[START]

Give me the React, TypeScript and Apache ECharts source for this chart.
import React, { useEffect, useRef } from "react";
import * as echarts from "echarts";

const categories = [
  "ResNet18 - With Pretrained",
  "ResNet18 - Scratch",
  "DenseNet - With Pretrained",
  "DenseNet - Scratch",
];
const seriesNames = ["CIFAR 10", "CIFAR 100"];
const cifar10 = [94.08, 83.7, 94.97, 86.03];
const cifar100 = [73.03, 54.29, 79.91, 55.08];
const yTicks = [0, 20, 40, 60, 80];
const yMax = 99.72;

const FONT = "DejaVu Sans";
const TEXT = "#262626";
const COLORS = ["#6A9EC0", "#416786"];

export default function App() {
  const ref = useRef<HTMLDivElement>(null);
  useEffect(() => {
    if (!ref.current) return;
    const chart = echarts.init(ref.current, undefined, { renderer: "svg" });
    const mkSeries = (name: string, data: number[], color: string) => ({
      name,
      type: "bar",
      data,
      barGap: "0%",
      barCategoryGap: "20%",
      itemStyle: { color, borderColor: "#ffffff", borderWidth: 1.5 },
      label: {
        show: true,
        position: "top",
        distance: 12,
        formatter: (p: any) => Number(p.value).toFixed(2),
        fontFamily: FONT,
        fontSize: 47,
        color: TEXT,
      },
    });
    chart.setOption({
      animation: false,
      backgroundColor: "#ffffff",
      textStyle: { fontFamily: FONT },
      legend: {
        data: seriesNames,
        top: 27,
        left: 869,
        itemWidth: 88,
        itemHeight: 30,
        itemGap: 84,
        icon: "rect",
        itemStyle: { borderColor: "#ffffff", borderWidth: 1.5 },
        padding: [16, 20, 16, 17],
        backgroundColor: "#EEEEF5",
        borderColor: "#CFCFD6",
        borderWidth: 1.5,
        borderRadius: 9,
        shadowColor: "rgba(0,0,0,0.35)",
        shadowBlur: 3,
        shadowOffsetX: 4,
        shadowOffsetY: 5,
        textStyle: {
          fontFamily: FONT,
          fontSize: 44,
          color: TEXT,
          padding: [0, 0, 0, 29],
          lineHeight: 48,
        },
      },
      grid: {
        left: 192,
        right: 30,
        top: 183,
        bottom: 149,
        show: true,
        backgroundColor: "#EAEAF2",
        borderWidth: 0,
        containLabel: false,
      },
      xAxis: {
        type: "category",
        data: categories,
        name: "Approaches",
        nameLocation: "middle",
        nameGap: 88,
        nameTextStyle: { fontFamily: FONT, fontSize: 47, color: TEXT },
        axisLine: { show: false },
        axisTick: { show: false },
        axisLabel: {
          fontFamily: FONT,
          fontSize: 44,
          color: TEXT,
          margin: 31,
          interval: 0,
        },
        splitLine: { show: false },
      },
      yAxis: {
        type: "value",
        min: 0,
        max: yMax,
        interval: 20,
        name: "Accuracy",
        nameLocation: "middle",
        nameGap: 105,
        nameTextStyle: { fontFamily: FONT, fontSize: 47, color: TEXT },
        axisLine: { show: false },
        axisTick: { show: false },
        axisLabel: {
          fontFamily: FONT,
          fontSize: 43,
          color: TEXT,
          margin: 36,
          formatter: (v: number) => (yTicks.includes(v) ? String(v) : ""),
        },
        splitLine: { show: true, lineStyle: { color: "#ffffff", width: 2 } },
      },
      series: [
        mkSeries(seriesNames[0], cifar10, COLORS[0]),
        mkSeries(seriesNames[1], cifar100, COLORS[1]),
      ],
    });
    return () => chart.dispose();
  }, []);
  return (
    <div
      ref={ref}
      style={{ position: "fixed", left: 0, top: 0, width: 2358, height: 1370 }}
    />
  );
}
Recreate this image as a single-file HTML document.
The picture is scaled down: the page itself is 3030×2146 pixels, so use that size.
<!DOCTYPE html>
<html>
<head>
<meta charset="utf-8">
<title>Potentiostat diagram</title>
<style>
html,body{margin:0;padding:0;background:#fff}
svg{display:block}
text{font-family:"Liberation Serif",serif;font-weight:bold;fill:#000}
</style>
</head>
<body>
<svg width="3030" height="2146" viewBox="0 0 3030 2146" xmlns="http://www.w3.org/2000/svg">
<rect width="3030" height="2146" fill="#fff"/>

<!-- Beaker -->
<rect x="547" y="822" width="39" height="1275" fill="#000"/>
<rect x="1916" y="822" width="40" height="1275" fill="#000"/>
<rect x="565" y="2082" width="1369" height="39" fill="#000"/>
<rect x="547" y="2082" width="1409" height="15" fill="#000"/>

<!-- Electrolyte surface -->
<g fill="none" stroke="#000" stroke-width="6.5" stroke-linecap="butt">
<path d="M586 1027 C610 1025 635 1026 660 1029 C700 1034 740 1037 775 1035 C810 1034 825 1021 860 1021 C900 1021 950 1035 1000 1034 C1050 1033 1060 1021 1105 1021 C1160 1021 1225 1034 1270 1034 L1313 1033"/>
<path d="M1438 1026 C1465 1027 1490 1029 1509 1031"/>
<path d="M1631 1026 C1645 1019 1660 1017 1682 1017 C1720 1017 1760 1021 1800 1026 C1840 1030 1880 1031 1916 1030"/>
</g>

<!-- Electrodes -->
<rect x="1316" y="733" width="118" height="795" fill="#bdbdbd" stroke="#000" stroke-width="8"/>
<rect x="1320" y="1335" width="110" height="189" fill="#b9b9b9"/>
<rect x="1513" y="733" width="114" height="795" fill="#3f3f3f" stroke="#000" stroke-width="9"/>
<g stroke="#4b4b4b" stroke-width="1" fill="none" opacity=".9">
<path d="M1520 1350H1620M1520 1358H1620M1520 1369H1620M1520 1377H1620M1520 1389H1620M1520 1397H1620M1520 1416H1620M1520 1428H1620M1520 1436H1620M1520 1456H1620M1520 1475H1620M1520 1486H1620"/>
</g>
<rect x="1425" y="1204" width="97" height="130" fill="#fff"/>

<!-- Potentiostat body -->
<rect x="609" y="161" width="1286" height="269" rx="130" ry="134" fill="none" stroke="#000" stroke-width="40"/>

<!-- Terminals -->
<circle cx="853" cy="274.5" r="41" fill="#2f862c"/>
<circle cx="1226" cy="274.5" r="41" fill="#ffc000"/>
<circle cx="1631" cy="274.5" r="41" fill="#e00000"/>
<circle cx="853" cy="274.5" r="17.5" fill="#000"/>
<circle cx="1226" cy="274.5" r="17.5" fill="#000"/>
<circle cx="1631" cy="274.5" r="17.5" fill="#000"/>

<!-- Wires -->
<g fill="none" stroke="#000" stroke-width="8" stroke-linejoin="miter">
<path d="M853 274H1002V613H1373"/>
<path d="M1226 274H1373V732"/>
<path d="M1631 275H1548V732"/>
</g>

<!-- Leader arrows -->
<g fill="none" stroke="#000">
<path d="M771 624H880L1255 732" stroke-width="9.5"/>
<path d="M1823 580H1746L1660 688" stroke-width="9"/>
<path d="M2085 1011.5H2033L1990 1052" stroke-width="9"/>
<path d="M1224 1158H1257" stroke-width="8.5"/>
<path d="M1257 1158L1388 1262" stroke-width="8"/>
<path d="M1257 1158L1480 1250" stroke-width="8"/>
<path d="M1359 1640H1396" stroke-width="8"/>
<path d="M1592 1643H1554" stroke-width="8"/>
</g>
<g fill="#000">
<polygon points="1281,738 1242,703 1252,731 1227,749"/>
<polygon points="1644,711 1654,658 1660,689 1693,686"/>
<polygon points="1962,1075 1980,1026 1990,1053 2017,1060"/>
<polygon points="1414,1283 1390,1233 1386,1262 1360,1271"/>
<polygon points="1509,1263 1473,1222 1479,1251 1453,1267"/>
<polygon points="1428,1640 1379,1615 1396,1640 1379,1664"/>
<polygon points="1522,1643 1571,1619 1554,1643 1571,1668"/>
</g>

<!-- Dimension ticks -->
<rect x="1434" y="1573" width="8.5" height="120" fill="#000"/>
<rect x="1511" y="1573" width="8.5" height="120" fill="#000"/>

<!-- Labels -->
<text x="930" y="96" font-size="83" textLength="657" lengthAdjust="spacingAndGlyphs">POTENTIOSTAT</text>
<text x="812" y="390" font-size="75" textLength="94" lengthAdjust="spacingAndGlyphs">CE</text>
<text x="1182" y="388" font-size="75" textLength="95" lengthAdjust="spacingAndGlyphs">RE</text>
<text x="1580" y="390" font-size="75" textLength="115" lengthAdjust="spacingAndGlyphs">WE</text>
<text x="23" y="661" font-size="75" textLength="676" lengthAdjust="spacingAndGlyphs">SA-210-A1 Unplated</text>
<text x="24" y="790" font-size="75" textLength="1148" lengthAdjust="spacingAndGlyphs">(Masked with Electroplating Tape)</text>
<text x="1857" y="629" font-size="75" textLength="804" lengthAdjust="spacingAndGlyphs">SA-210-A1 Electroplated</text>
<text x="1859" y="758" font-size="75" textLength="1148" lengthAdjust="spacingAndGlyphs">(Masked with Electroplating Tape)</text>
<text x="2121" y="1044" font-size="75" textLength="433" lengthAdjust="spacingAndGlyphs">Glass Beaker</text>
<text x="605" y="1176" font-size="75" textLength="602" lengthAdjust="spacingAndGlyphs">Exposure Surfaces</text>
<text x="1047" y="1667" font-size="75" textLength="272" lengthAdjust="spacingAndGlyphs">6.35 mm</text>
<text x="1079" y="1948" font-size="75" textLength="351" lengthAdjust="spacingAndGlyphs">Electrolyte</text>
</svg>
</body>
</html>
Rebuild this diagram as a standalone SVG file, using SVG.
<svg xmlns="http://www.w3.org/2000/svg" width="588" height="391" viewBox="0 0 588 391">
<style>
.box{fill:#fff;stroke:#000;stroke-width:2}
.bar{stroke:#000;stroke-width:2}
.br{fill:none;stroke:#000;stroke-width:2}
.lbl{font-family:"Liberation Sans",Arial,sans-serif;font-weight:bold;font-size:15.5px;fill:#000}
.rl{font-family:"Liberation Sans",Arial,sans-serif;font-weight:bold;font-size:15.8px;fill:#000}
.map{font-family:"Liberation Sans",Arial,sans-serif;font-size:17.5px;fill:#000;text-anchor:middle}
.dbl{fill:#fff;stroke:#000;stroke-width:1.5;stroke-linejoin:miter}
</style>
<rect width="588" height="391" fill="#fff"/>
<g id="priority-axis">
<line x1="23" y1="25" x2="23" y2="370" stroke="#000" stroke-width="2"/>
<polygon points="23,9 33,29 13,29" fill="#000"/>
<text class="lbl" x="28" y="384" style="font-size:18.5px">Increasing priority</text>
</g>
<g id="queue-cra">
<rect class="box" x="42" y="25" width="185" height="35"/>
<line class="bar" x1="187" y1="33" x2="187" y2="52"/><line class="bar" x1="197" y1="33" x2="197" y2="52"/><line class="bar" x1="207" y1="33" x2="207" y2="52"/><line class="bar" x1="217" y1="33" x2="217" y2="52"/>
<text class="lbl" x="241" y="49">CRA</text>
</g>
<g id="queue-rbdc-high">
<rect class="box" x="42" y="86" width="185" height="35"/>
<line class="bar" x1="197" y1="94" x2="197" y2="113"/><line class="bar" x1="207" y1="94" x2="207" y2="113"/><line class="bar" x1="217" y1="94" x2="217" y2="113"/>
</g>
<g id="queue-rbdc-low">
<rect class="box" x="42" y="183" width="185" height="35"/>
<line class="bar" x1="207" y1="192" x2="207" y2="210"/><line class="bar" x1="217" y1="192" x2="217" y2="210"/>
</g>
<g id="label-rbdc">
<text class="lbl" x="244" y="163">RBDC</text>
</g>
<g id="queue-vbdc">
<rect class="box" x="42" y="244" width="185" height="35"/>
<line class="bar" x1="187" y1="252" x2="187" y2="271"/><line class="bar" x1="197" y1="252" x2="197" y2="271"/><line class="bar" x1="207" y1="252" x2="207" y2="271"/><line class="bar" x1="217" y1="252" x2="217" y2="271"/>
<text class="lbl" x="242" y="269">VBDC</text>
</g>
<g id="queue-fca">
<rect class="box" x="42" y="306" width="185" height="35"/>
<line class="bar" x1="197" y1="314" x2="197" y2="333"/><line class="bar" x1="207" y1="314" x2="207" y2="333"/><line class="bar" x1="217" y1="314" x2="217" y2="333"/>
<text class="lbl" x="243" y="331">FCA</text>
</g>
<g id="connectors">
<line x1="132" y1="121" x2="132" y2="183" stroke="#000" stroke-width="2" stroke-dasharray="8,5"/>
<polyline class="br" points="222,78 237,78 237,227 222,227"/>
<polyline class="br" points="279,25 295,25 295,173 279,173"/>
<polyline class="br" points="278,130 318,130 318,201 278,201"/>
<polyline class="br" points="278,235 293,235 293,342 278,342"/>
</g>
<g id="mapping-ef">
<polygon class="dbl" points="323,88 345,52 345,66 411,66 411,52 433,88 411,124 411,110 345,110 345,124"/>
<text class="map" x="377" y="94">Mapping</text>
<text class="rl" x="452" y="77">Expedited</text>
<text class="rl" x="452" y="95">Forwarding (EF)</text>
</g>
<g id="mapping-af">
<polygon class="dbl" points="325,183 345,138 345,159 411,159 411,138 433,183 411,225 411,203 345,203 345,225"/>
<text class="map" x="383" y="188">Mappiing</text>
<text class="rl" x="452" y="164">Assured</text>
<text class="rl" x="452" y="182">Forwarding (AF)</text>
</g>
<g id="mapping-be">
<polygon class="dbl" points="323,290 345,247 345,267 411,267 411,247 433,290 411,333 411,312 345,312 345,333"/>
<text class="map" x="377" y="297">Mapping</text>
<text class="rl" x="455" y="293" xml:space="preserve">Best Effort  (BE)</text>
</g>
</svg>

[END]

What you are asked to do:
Quote verbatim the opening lines of the listing above, ending with the line where "import * as" appears; include both endpoints and nothing more.

The reply:
Give me the React, TypeScript and Apache ECharts source for this chart.
import React, { useEffect, useRef } from "react";
import * as echarts from "echarts";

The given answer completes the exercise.